Set task - Images are not part of the copy; transcribe all the data exactly.

Collected data -
[START]

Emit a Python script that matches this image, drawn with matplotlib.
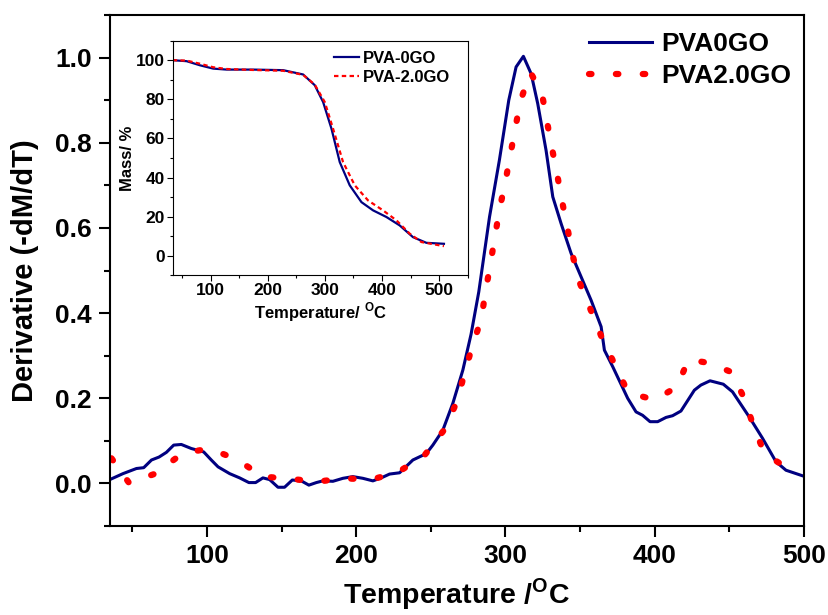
import matplotlib
matplotlib.use('Agg')
import matplotlib.pyplot as plt
from matplotlib.ticker import MultipleLocator

plt.rcParams['font.family'] = ['Liberation Sans', 'DejaVu Sans']
plt.rcParams['font.weight'] = 'bold'
plt.rcParams['axes.labelweight'] = 'bold'
plt.rcParams['mathtext.fontset'] = 'custom'
plt.rcParams['mathtext.rm'] = 'Liberation Sans:bold'
plt.rcParams['mathtext.bf'] = 'Liberation Sans:bold'

# DTG curves (main plot)
temp_0go = [35.5, 43.7, 52.7, 57.6, 62.8, 67.9, 72.8, 77.7, 82.8, 89.5, 97.8, 102.9, 107.4,
            115.2, 121.9, 128.1, 132.6, 137.5, 142, 147.6, 152, 157.2, 163.2, 168.3, 173.3,
            177.7, 184.4, 191.1, 197.8, 204.5, 211.2, 216.8, 222.4, 229.1, 238, 247, 251.4,
            258.1, 264.8, 271.5, 277, 282.2, 289.4, 296, 302.3, 307.2, 312.1, 317.3, 321.7,
            327.3, 331.8, 337.4, 344.1, 350.8, 357.5, 364.2, 366.4, 372, 382, 387.6, 392, 397,
            402.1, 407.7, 412.1, 417.7, 426.7, 431.1, 437.2, 446.1, 452.3, 463.5, 472.4, 481.4,
            488.1, 500]
dtg_0go = [0.010, 0.023, 0.035, 0.037, 0.055, 0.062, 0.073, 0.090, 0.0915, 0.082, 0.074, 0.055,
           0.039, 0.023, 0.013, 0.002, 0.002, 0.013, 0.009, -0.009, -0.009, 0.008, 0.006, -0.004,
           0.002, 0.006, 0.005, 0.012, 0.016, 0.012, 0.006, 0.013, 0.022, 0.025, 0.055, 0.070,
           0.090, 0.125, 0.188, 0.266, 0.35, 0.450, 0.626, 0.759, 0.900, 0.978, 1.003, 0.962,
           0.892, 0.782, 0.673, 0.610, 0.540, 0.485, 0.430, 0.368, 0.313, 0.274, 0.200, 0.168,
           0.160, 0.145, 0.145, 0.155, 0.159, 0.170, 0.219, 0.231, 0.241, 0.233, 0.215, 0.156,
           0.106, 0.051, 0.031, 0.017]

temp_2go = [36, 47.8, 65.4, 83.3, 101.4, 119.7, 137.5, 155.4, 173.7, 191.8, 210.1, 227.9, 245.8,
            259.7, 267.7, 272.6, 277.8, 283.8, 286.7, 289.8, 292.9, 296, 299.9, 303.2, 306.6,
            310.1, 316.8, 324.4, 327.7, 331.1, 334.7, 338, 341.8, 345.2, 350.1, 357.5, 364.6,
            373.5, 382.4, 400.3, 415, 422.8, 436.2, 451.2, 460.6, 466.4, 474, 489.6]
dtg_2go = [0.059, 0.001, 0.023, 0.070, 0.082, 0.057, 0.016, 0.011, 0.004, 0.012, 0.009, 0.026,
           0.066, 0.129, 0.194, 0.258, 0.322, 0.385, 0.450, 0.512, 0.577, 0.642, 0.706, 0.769,
           0.833, 0.898, 0.965, 0.918, 0.854, 0.790, 0.726, 0.663, 0.597, 0.534, 0.469, 0.405,
           0.343, 0.278, 0.213, 0.196, 0.227, 0.291, 0.283, 0.262, 0.197, 0.133, 0.069, 0.035]

# TGA curves (inset)
tga_temp_0go = [33.6, 58, 81.3, 104.5, 128, 174.5, 227, 261.9, 282.3, 296.9, 311.5, 326, 343.5,
                364, 384.3, 407.7, 430.9, 454.2, 477.6, 508.4]
tga_mass_0go = [100, 99.5, 97.4, 95.7, 95.2, 95.2, 94.9, 92.7, 87.2, 78.6, 65, 47.9, 36, 27.4,
                23.2, 19.8, 15.5, 9.5, 6.6, 6.1]
tga_temp_2go = [33.6, 58, 81.3, 104.5, 128, 174.5, 227, 261.9, 282.3, 299.8, 314.3, 331.8,
                352.3, 375.5, 401.7, 425.2, 448.4, 468.9, 508.4]
tga_mass_2go = [100, 99.8, 98.2, 96.4, 95.5, 95.0, 94.6, 92.5, 87.5, 78.6, 65, 47.9, 36, 28.3,
                23.2, 18.1, 11.3, 7, 4.9]

fig = plt.figure(figsize=(8.29, 6.15), dpi=100)
ax = fig.add_axes([0.1327, 0.1447, 0.8368, 0.8309])

ax.plot(temp_0go, dtg_0go, color='#000080', lw=2.2, label='PVA0GO')
ax.plot(temp_2go, dtg_2go, color='#ff0000', lw=4.5, linestyle=(0, (0.4, 3.9)),
        dash_capstyle='round', label='PVA2.0GO')

ax.set_xlim(35, 500)
ax.set_ylim(-0.1, 1.1)
ax.xaxis.set_major_locator(MultipleLocator(100))
ax.xaxis.set_minor_locator(MultipleLocator(50))
ax.yaxis.set_major_locator(MultipleLocator(0.2))
ax.yaxis.set_minor_locator(MultipleLocator(0.1))
ax.tick_params(which='major', direction='out', length=8, width=1.5, labelsize=19, pad=5)
ax.tick_params(which='minor', direction='out', length=4, width=1.5)
for s in ax.spines.values():
    s.set_linewidth(1.5)
ax.set_xlabel(r'Temperature /$^{\mathbf{O}}$C', fontsize=20.5, labelpad=6)
ax.set_ylabel('Derivative (-dM/dT)', fontsize=21, labelpad=12)
ax.legend(loc='upper left', bbox_to_anchor=(0.69, 0.967), frameon=False, fontsize=19,
          handlelength=2.4, handletextpad=0.35, labelspacing=0.3, borderpad=0, borderaxespad=0)

ins = fig.add_axes([0.2083, 0.5524, 0.3559, 0.3815])
ins.plot(tga_temp_0go, tga_mass_0go, color='#000080', lw=1.6, label='PVA-0GO')
ins.plot(tga_temp_2go, tga_mass_2go, color='#ff0000', lw=1.6, linestyle=(0, (2, 1.5)),
         label='PVA-2.0GO')
ins.set_xlim(33.6, 550)
ins.set_ylim(-10, 110)
ins.xaxis.set_major_locator(MultipleLocator(100))
ins.xaxis.set_minor_locator(MultipleLocator(50))
ins.yaxis.set_major_locator(MultipleLocator(20))
ins.yaxis.set_minor_locator(MultipleLocator(10))
ins.tick_params(which='major', direction='out', length=4, width=0.8, labelsize=12.5, pad=1.5)
ins.tick_params(which='minor', direction='out', length=2.5, width=0.8)
for s in ins.spines.values():
    s.set_linewidth(0.8)
ins.set_xlabel(r'Temperature/ $^{\mathbf{O}}$C', fontsize=12, labelpad=2)
ins.set_ylabel('Mass/ %', fontsize=12, labelpad=1)
ins.legend(loc='upper left', bbox_to_anchor=(0.548, 0.958), frameon=False, fontsize=12,
           handlelength=1.5, handletextpad=0.2, labelspacing=0.25, borderpad=0, borderaxespad=0)

fig.savefig('out.png', dpi=100)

[END]

Output for this exercise -
Emit a Python script that matches this image, drawn with matplotlib.
import matplotlib
matplotlib.use('Agg')
import matplotlib.pyplot as plt
from matplotlib.ticker import MultipleLocator

plt.rcParams['font.family'] = ['Liberation Sans', 'DejaVu Sans']
plt.rcParams['font.weight'] = 'bold'
plt.rcParams['axes.labelweight'] = 'bold'
plt.rcParams['mathtext.fontset'] = 'custom'
plt.rcParams['mathtext.rm'] = 'Liberation Sans:bold'
plt.rcParams['mathtext.bf'] = 'Liberation Sans:bold'

# DTG curves (main plot)
temp_0go = [35.5, 43.7, 52.7, 57.6, 62.8, 67.9, 72.8, 77.7, 82.8, 89.5, 97.8, 102.9, 107.4,
            115.2, 121.9, 128.1, 132.6, 137.5, 142, 147.6, 152, 157.2, 163.2, 168.3, 173.3,
            177.7, 184.4, 191.1, 197.8, 204.5, 211.2, 216.8, 222.4, 229.1, 238, 247, 251.4,
            258.1, 264.8, 271.5, 277, 282.2, 289.4, 296, 302.3, 307.2, 312.1, 317.3, 321.7,
            327.3, 331.8, 337.4, 344.1, 350.8, 357.5, 364.2, 366.4, 372, 382, 387.6, 392, 397,
            402.1, 407.7, 412.1, 417.7, 426.7, 431.1, 437.2, 446.1, 452.3, 463.5, 472.4, 481.4,
            488.1, 500]
dtg_0go = [0.010, 0.023, 0.035, 0.037, 0.055, 0.062, 0.073, 0.090, 0.0915, 0.082, 0.074, 0.055,
           0.039, 0.023, 0.013, 0.002, 0.002, 0.013, 0.009, -0.009, -0.009, 0.008, 0.006, -0.004,
           0.002, 0.006, 0.005, 0.012, 0.016, 0.012, 0.006, 0.013, 0.022, 0.025, 0.055, 0.070,
           0.090, 0.125, 0.188, 0.266, 0.35, 0.450, 0.626, 0.759, 0.900, 0.978, 1.003, 0.962,
           0.892, 0.782, 0.673, 0.610, 0.540, 0.485, 0.430, 0.368, 0.313, 0.274, 0.200, 0.168,
           0.160, 0.145, 0.145, 0.155, 0.159, 0.170, 0.219, 0.231, 0.241, 0.233, 0.215, 0.156,
           0.106, 0.051, 0.031, 0.017]

temp_2go = [36, 47.8, 65.4, 83.3, 101.4, 119.7, 137.5, 155.4, 173.7, 191.8, 210.1, 227.9, 245.8,
            259.7, 267.7, 272.6, 277.8, 283.8, 286.7, 289.8, 292.9, 296, 299.9, 303.2, 306.6,
            310.1, 316.8, 324.4, 327.7, 331.1, 334.7, 338, 341.8, 345.2, 350.1, 357.5, 364.6,
            373.5, 382.4, 400.3, 415, 422.8, 436.2, 451.2, 460.6, 466.4, 474, 489.6]
dtg_2go = [0.059, 0.001, 0.023, 0.070, 0.082, 0.057, 0.016, 0.011, 0.004, 0.012, 0.009, 0.026,
           0.066, 0.129, 0.194, 0.258, 0.322, 0.385, 0.450, 0.512, 0.577, 0.642, 0.706, 0.769,
           0.833, 0.898, 0.965, 0.918, 0.854, 0.790, 0.726, 0.663, 0.597, 0.534, 0.469, 0.405,
           0.343, 0.278, 0.213, 0.196, 0.227, 0.291, 0.283, 0.262, 0.197, 0.133, 0.069, 0.035]

# TGA curves (inset)
tga_temp_0go = [33.6, 58, 81.3, 104.5, 128, 174.5, 227, 261.9, 282.3, 296.9, 311.5, 326, 343.5,
                364, 384.3, 407.7, 430.9, 454.2, 477.6, 508.4]
tga_mass_0go = [100, 99.5, 97.4, 95.7, 95.2, 95.2, 94.9, 92.7, 87.2, 78.6, 65, 47.9, 36, 27.4,
                23.2, 19.8, 15.5, 9.5, 6.6, 6.1]
tga_temp_2go = [33.6, 58, 81.3, 104.5, 128, 174.5, 227, 261.9, 282.3, 299.8, 314.3, 331.8,
                352.3, 375.5, 401.7, 425.2, 448.4, 468.9, 508.4]
tga_mass_2go = [100, 99.8, 98.2, 96.4, 95.5, 95.0, 94.6, 92.5, 87.5, 78.6, 65, 47.9, 36, 28.3,
                23.2, 18.1, 11.3, 7, 4.9]

fig = plt.figure(figsize=(8.29, 6.15), dpi=100)
ax = fig.add_axes([0.1327, 0.1447, 0.8368, 0.8309])

ax.plot(temp_0go, dtg_0go, color='#000080', lw=2.2, label='PVA0GO')
ax.plot(temp_2go, dtg_2go, color='#ff0000', lw=4.5, linestyle=(0, (0.4, 3.9)),
        dash_capstyle='round', label='PVA2.0GO')

ax.set_xlim(35, 500)
ax.set_ylim(-0.1, 1.1)
ax.xaxis.set_major_locator(MultipleLocator(100))
ax.xaxis.set_minor_locator(MultipleLocator(50))
ax.yaxis.set_major_locator(MultipleLocator(0.2))
ax.yaxis.set_minor_locator(MultipleLocator(0.1))
ax.tick_params(which='major', direction='out', length=8, width=1.5, labelsize=19, pad=5)
ax.tick_params(which='minor', direction='out', length=4, width=1.5)
for s in ax.spines.values():
    s.set_linewidth(1.5)
ax.set_xlabel(r'Temperature /$^{\mathbf{O}}$C', fontsize=20.5, labelpad=6)
ax.set_ylabel('Derivative (-dM/dT)', fontsize=21, labelpad=12)
ax.legend(loc='upper left', bbox_to_anchor=(0.69, 0.967), frameon=False, fontsize=19,
          handlelength=2.4, handletextpad=0.35, labelspacing=0.3, borderpad=0, borderaxespad=0)

ins = fig.add_axes([0.2083, 0.5524, 0.3559, 0.3815])
ins.plot(tga_temp_0go, tga_mass_0go, color='#000080', lw=1.6, label='PVA-0GO')
ins.plot(tga_temp_2go, tga_mass_2go, color='#ff0000', lw=1.6, linestyle=(0, (2, 1.5)),
         label='PVA-2.0GO')
ins.set_xlim(33.6, 550)
ins.set_ylim(-10, 110)
ins.xaxis.set_major_locator(MultipleLocator(100))
ins.xaxis.set_minor_locator(MultipleLocator(50))
ins.yaxis.set_major_locator(MultipleLocator(20))
ins.yaxis.set_minor_locator(MultipleLocator(10))
ins.tick_params(which='major', direction='out', length=4, width=0.8, labelsize=12.5, pad=1.5)
ins.tick_params(which='minor', direction='out', length=2.5, width=0.8)
for s in ins.spines.values():
    s.set_linewidth(0.8)
ins.set_xlabel(r'Temperature/ $^{\mathbf{O}}$C', fontsize=12, labelpad=2)
ins.set_ylabel('Mass/ %', fontsize=12, labelpad=1)
ins.legend(loc='upper left', bbox_to_anchor=(0.548, 0.958), frameon=False, fontsize=12,
           handlelength=1.5, handletextpad=0.2, labelspacing=0.25, borderpad=0, borderaxespad=0)

fig.savefig('out.png', dpi=100)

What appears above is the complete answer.